Isaiah Berlín dice que hay dos tipos de escritores, los erizos y los zorros. Los primeros se hacen una rosca y siempre le dan vueltas al mismo tema, mientras que las raposas son animalejos itinerantes que avanzan sin parar por asuntos distintos. No es una división valorativa, sino simplemente descriptiva. Es decir, un autor zorro no tiene que ser necesariamente mejor que un autor erizo, porque rumiar incesantemente la misma cosa no implica una repetición forzosa; antes al contrario, los buenos escritores erizos ahondan y ahondan en el tema, como quien inserta un berbiquí en una madera. Un ejemplo es Proust, ese erizo total, siempre hecho un ovillo en su eterna cama de hipocondríaco, siempre deambulando por los alrededores de su única obra, primero con Jean Santeuil, que no es más que un ensayo general, juvenil y fallido, y luego con la monumental y maravillosa En busca del tiempo perdido.
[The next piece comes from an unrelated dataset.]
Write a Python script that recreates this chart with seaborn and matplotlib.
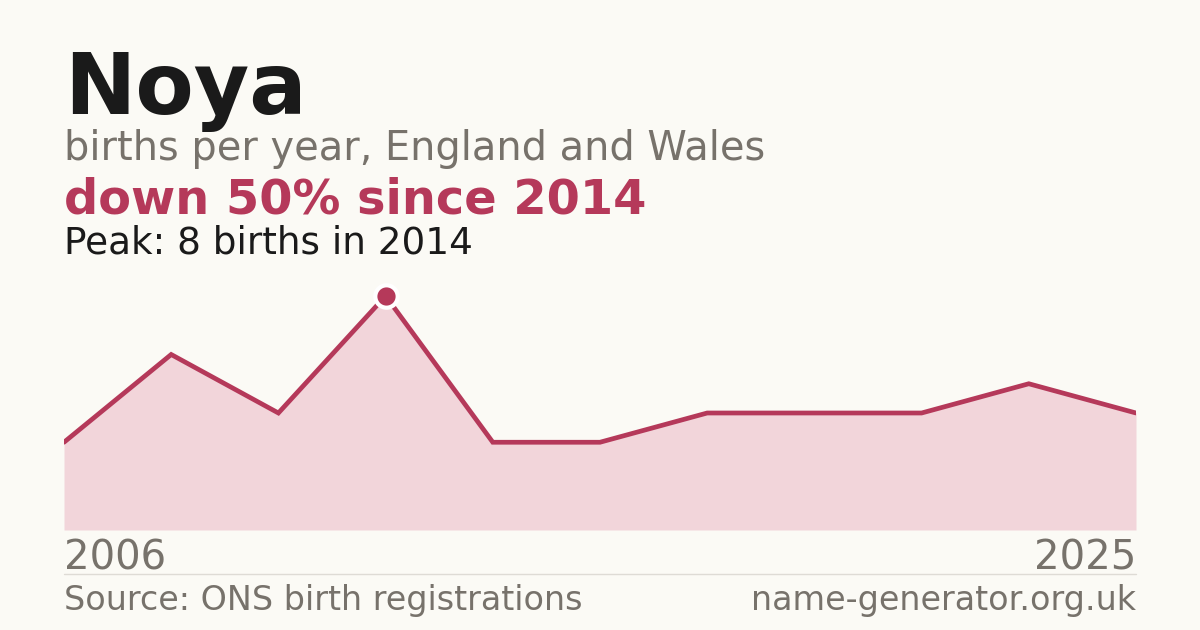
import matplotlib
matplotlib.use("Agg")
import matplotlib.pyplot as plt
import seaborn as sns
import pandas as pd

# data (only years with registrations are plotted, evenly spaced)
years = [2006, 2009, 2011, 2014, 2016, 2017, 2019, 2020, 2022, 2024, 2025]
births = [3, 6, 4, 8, 3, 3, 4, 4, 4, 5, 4]
peak_year = 2014
peak_value = 8

BG = "#fbfaf5"
RED = "#b5395a"
FILL = "#f2d5da"
DARK = "#1a1a1a"
GREY = "#77726b"

df = pd.DataFrame({"idx": range(len(years)), "year": years, "births": births})

sns.set_theme(style="white")
plt.rcParams["font.family"] = ["DejaVu Sans"]

fig = plt.figure(figsize=(12, 6.3), dpi=100, facecolor=BG)
W, H = 1200, 630
ax = fig.add_axes([64 / W, 1 - 530 / H, (1136 - 64) / W, (530 - 296) / H])
ax.set_facecolor(BG)
ax.patch.set_alpha(0)

ax.fill_between(df["idx"], df["births"], 0, color=FILL, linewidth=0, zorder=1)
sns.lineplot(data=df, x="idx", y="births", color=RED, linewidth=3.4, ax=ax,
             zorder=2, solid_joinstyle="miter")
pk = df[df["year"] == peak_year]
ax.scatter(pk["idx"], pk["births"], s=260, color=RED, edgecolor="white",
           linewidth=3, zorder=3, clip_on=False)

ax.set_xlim(0, len(years) - 1)
ax.set_ylim(0, peak_value)
ax.axis("off")

# header text
fig.text(64 / W, 1 - 114 / H, "Noya", fontsize=61.3, fontweight="bold", color=DARK, va="baseline")
fig.text(64 / W, 1 - 160 / H, "births per year, England and Wales", fontsize=28.7, color=GREY, va="baseline")
fig.text(64 / W, 1 - 214 / H, "down 50% since 2014", fontsize=34.5, fontweight="bold", color=RED, va="baseline")
fig.text(64 / W, 1 - 253 / H, f"Peak: {peak_value} births in {peak_year}", fontsize=26.9, color=DARK, va="baseline")

# axis end labels
fig.text(64 / W, 1 - 569 / H, str(years[0]), fontsize=28.9, color=GREY, va="baseline")
fig.text(1136 / W, 1 - 569 / H, str(years[-1]), fontsize=28.9, color=GREY, va="baseline", ha="right")

# divider and footer
fig.add_artist(plt.Line2D([64 / W, 1136 / W], [1 - 574 / H, 1 - 574 / H], color="#dedbd5", linewidth=1))
fig.text(64 / W, 1 - 610 / H, "Source: ONS birth registrations", fontsize=24, color=GREY, va="baseline")
fig.text(1136 / W, 1 - 610 / H, "name-generator.org.uk", fontsize=24, color=GREY, va="baseline", ha="right")

fig.savefig("out.png", dpi=100, facecolor=BG)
Una vez aclarado esto, debo confesar que yo me considero una raposa al cien por cien, desde la trufa de mi negro hocico hasta mis patitas andariegas. Camino y camino de novela en novela descubriendo paisajes inesperados. E intento no conformarme, no repetirme. Lo que hace que cada libro sea más difícil de escribir que el anterior. No sé si aguantaré en esa frontera por mucho tiempo: es un lugar incómodo y los humanos, incluidos los de espíritu zorruno, somos unos bichos bastante débiles. Por eso, si pienso hoy qué me gustaría que pusieran en mi necrología, creo que me bastaría con que pudieran decir: «Nunca se contentó con lo que sabía».